# What is required:
Everything from the first line of the data below through the line that contains "import seaborn as sns" should be written out exactly, please, and nothing more; the pictures stay out.

# Records shown:
:::::

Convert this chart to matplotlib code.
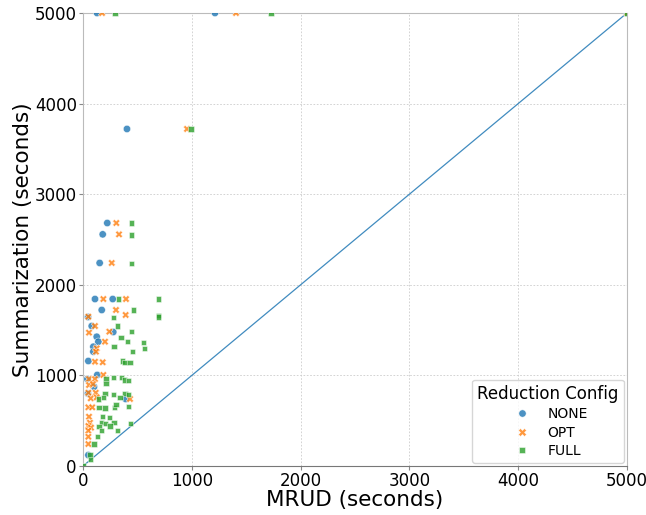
import matplotlib
matplotlib.use("Agg")
import matplotlib.pyplot as plt
import pandas as pd
import seaborn as sns

# MRUD time (x) and summarization time (y), seconds, per reduction config
none_x = [129, 1213, 5000, 404, 223, 181, 153, 110, 273, 172, 46, 80, 278, 126,
          141, 95, 95, 49, 131, 101, 392, 49, 40, 45]
none_y = [5000, 5000, 5000, 3720, 2682, 2557, 2241, 1843, 1843, 1722, 1645, 1545,
          1479, 1427, 1372, 1317, 1262, 1159, 1005, 875, 740, 121, 960, 800]

opt_x = [175, 1406, 5000, 956, 306, 331, 264, 187, 395, 303, 49, 392, 110, 55,
         242, 202, 126, 119, 110, 181, 187, 55, 110, 55, 92, 49, 117, 71, 126,
         432, 49, 85, 55, 64, 49, 74, 49, 49, 49]
opt_y = [5000, 5000, 5000, 3720, 2682, 2557, 2241, 1843, 1843, 1722, 1648, 1667,
         1545, 1472, 1483, 1372, 1299, 1262, 1151, 1145, 1005, 960, 960, 894, 905,
         809, 809, 747, 758, 740, 648, 648, 544, 478, 442, 423, 390, 323, 243]

full_x = [294, 1728, 5000, 993, 448, 448, 448, 328, 696, 462, 278, 692, 692, 319,
          448, 349, 411, 554, 285, 563, 457, 361, 386, 432, 211, 278, 356, 380,
          416, 211, 202, 278, 386, 416, 141, 187, 340, 147, 202, 288, 303, 416,
          177, 242, 172, 208, 285, 438, 147, 248, 172, 315, 135, 101, 64, 71, 5]
full_y = [5000, 5000, 5000, 3720, 2682, 2550, 2238, 1843, 1843, 1722, 1642, 1659,
          1645, 1545, 1483, 1421, 1372, 1361, 1317, 1299, 1262, 1159, 1140, 1140,
          960, 975, 975, 949, 942, 913, 803, 792, 803, 792, 740, 754, 754, 648,
          640, 648, 681, 655, 544, 538, 478, 471, 482, 471, 434, 442, 390, 390,
          323, 243, 121, 74, 5]

configs = ["NONE", "OPT", "FULL"]

df = pd.DataFrame({
    "MRUD": none_x + opt_x + full_x,
    "Summ": none_y + opt_y + full_y,
    "Reduction Config": [configs[0]] * len(none_x) + [configs[1]] * len(opt_x)
    + [configs[2]] * len(full_x),
})

fig = plt.figure(figsize=(6.46, 5.15), dpi=100)
ax = fig.add_axes([0.1285, 0.0951, 0.8421, 0.8797])

sns.scatterplot(data=df, x="MRUD", y="Summ", hue="Reduction Config",
                style="Reduction Config", hue_order=configs, style_order=configs,
                s=28, alpha=0.8, ax=ax, zorder=3)

# y = x reference line
ax.plot([0, 5000], [0, 5000], color="tab:blue", alpha=0.85, linewidth=0.9, zorder=2)

ax.set_xlim(0, 5000)
ax.set_ylim(0, 5000)
ax.set_xticks([0, 1000, 2000, 3000, 4000, 5000])
ax.set_yticks([0, 1000, 2000, 3000, 4000, 5000])
ax.tick_params(labelsize=12, color="#888888", length=3, pad=1.5)
ax.grid(True, linestyle=(0, (2, 2)), color="#cccccc", linewidth=0.6)
ax.set_axisbelow(True)
for side in ["left", "top", "right"]:
    ax.spines[side].set_color("#bbbbbb")
ax.spines["bottom"].set_color("#777777")

ax.set_xlabel("MRUD (seconds)", fontsize=15.5, labelpad=0)
ax.set_ylabel("Summarization (seconds)", fontsize=15.5, labelpad=1)

leg = ax.legend(title="Reduction Config", loc="lower right", fontsize=10,
                title_fontsize=12, labelspacing=0.3, borderaxespad=0.2)

fig.savefig("out.png", dpi=100)
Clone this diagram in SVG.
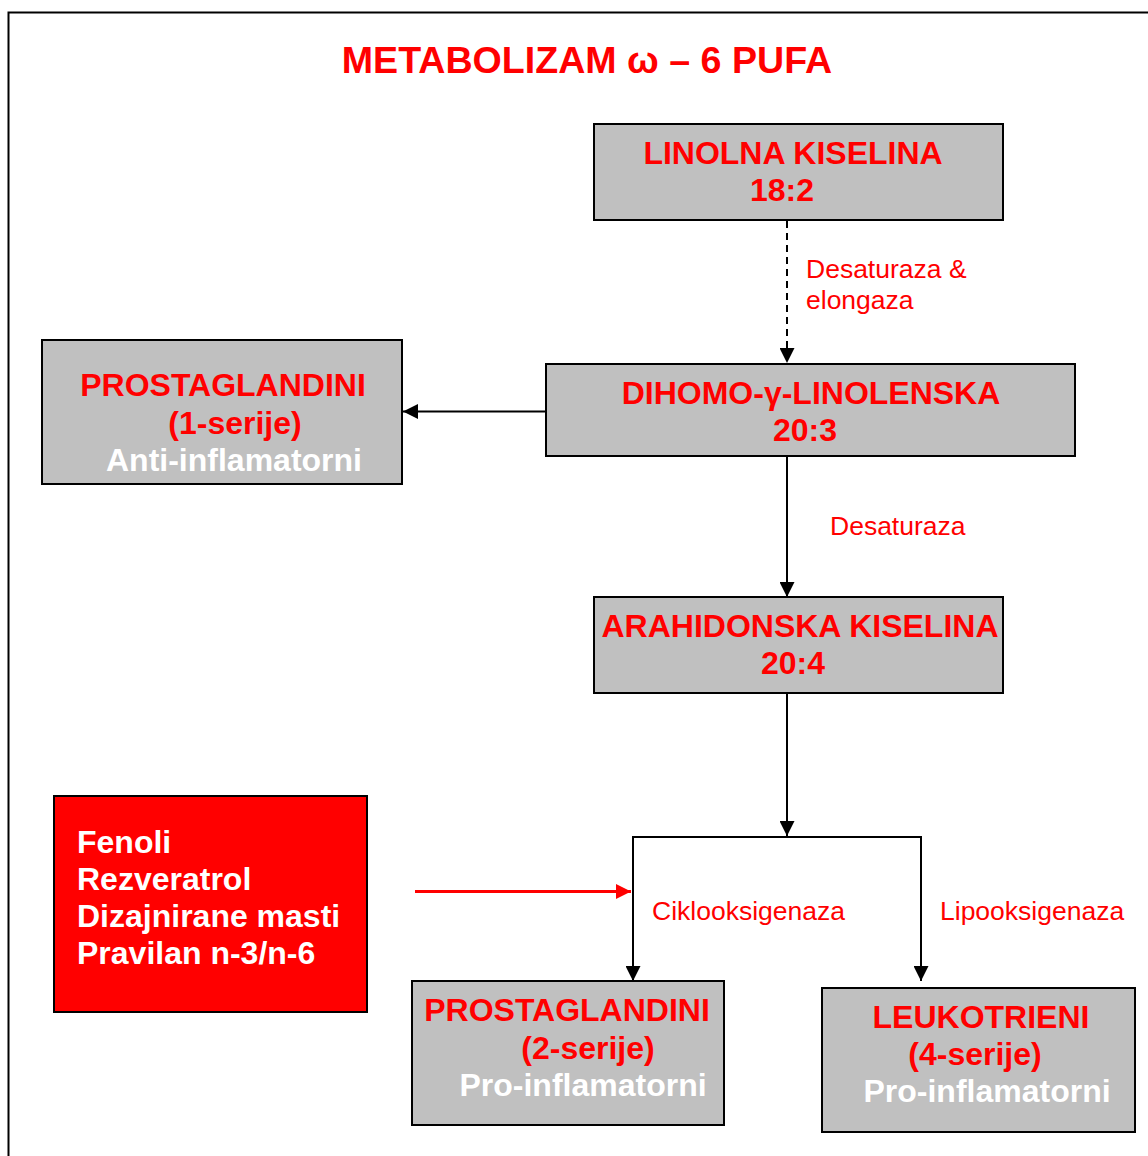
<svg xmlns="http://www.w3.org/2000/svg" width="1148" height="1156" viewBox="0 0 1148 1156">
<defs>
<style>
.box{fill:#c0c0c0;stroke:#000;stroke-width:2}
.t{font-family:"Liberation Sans",Arial,sans-serif;font-weight:bold;font-size:32px;text-anchor:middle}
.s{text-anchor:start}
.r{fill:#ff0000}
.w{fill:#ffffff}
.lbl{font-family:"Liberation Sans",Arial,sans-serif;font-size:26.5px;fill:#ff0000}
.c{stroke:#000;stroke-width:2;fill:none}
</style>
<marker id="ah" viewBox="0 0 10 10" refX="10" refY="5" markerWidth="15" markerHeight="15" markerUnits="userSpaceOnUse" orient="auto">
<path d="M0,0 L10,5 L0,10 z" fill="#000"/>
</marker>
<marker id="ahr" viewBox="0 0 10 10" refX="10" refY="5" markerWidth="15" markerHeight="15" markerUnits="userSpaceOnUse" orient="auto">
<path d="M0,0 L10,5 L0,10 z" fill="#ff0000"/>
</marker>
</defs>
<rect x="0" y="0" width="1148" height="1156" fill="#fff"/>
<rect x="8.5" y="12.5" width="1150" height="1160" fill="none" stroke="#000" stroke-width="2"/>
<text x="587" y="73" font-family="Liberation Sans,Arial,sans-serif" font-weight="bold" font-size="37.6" fill="#ff0000" text-anchor="middle">METABOLIZAM ω – 6 PUFA</text>

<g id="connectors">
<line class="c" x1="787" y1="221" x2="787" y2="363" stroke-dasharray="7,5" marker-end="url(#ah)"/>
<line class="c" x1="546" y1="411.5" x2="403" y2="411.5" marker-end="url(#ah)"/>
<line class="c" x1="787" y1="456" x2="787" y2="597" marker-end="url(#ah)"/>
<line class="c" x1="787" y1="693" x2="787" y2="836" marker-end="url(#ah)"/>
<polyline class="c" points="633,981 633,837 921,837 921,981"/>
<line class="c" x1="633" y1="900" x2="633" y2="981" marker-end="url(#ah)"/>
<line class="c" x1="921" y1="900" x2="921" y2="981" marker-end="url(#ah)"/>
<line x1="415" y1="891.5" x2="631" y2="891.5" stroke="#ff0000" stroke-width="3" marker-end="url(#ahr)"/>
<text class="lbl" x="806" y="278">Desaturaza &amp;</text>
<text class="lbl" x="806" y="309">elongaza</text>
<text class="lbl" x="830" y="535">Desaturaza</text>
<text class="lbl" x="652" y="920">Ciklooksigenaza</text>
<text class="lbl" x="940" y="920">Lipooksigenaza</text>
</g>

<g id="linolna">
<rect class="box" x="594" y="124" width="409" height="96"/>
<text class="t r" x="793" y="164">LINOLNA KISELINA</text>
<text class="t r" x="782" y="201">18:2</text>
</g>

<g id="dihomo">
<rect class="box" x="546" y="364" width="529" height="92"/>
<text class="t r" x="811" y="404">DIHOMO-γ-LINOLENSKA</text>
<text class="t r" x="805" y="441">20:3</text>
</g>

<g id="prostaglandini1">
<rect class="box" x="42" y="340" width="360" height="144"/>
<text class="t r" x="223" y="396">PROSTAGLANDINI</text>
<text class="t r" x="235" y="434">(1-serije)</text>
<text class="t w" x="234" y="471">Anti-inflamatorni</text>
</g>

<g id="arahidonska">
<rect class="box" x="594" y="597" width="409" height="96"/>
<text class="t r" x="800" y="637">ARAHIDONSKA KISELINA</text>
<text class="t r" x="793" y="674">20:4</text>
</g>

<g id="fenoli">
<rect x="54" y="796" width="313" height="216" fill="#ff0000" stroke="#000" stroke-width="2"/>
<text class="t w s" x="77" y="853">Fenoli</text>
<text class="t w s" x="77" y="890">Rezveratrol</text>
<text class="t w s" x="77" y="927">Dizajnirane masti</text>
<text class="t w s" x="77" y="964">Pravilan n-3/n-6</text>
</g>

<g id="prostaglandini2">
<rect class="box" x="412" y="981" width="312" height="144"/>
<text class="t r" x="567" y="1021">PROSTAGLANDINI</text>
<text class="t r" x="588" y="1059">(2-serije)</text>
<text class="t w" x="583" y="1096">Pro-inflamatorni</text>
</g>

<g id="leukotrieni">
<rect class="box" x="822" y="988" width="313" height="144"/>
<text class="t r" x="981" y="1028">LEUKOTRIENI</text>
<text class="t r" x="975" y="1065">(4-serije)</text>
<text class="t w" x="987" y="1102">Pro-inflamatorni</text>
</g>
</svg>
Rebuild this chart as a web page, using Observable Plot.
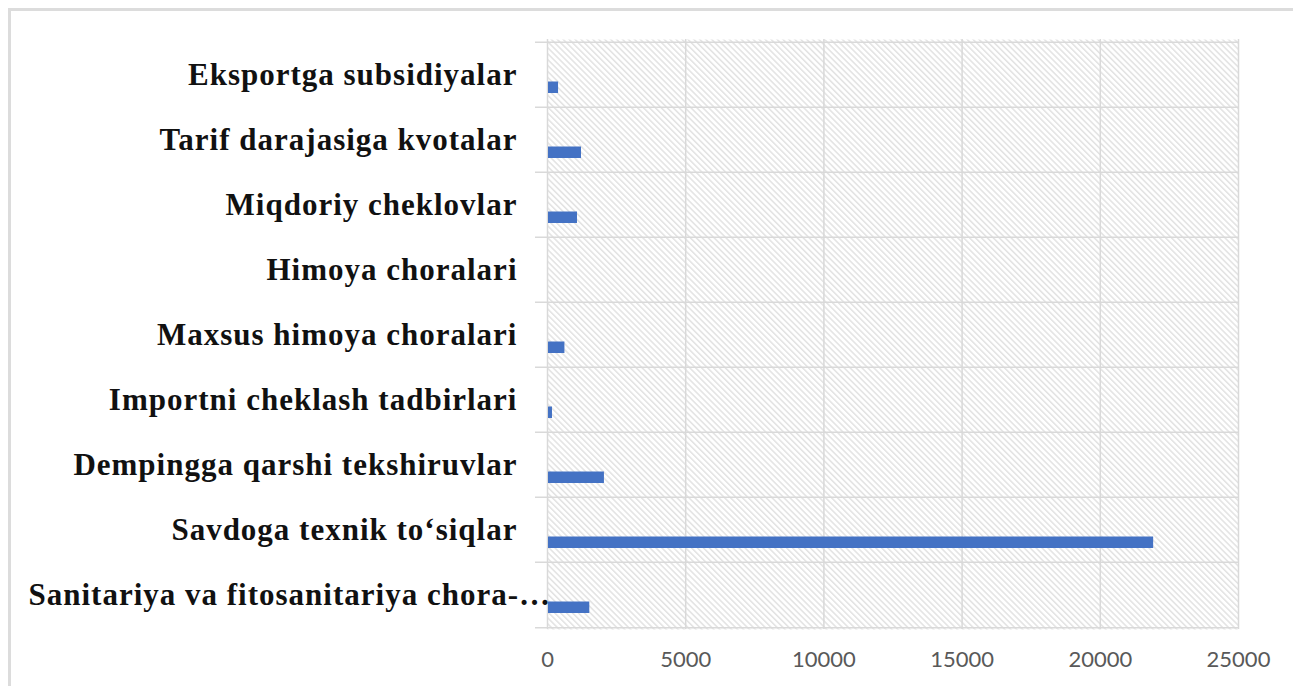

:::::

# Exercise result:
Convert this chart to matplotlib code.
import matplotlib
matplotlib.use("Agg")
import matplotlib.pyplot as plt
import pandas as pd
import seaborn as sns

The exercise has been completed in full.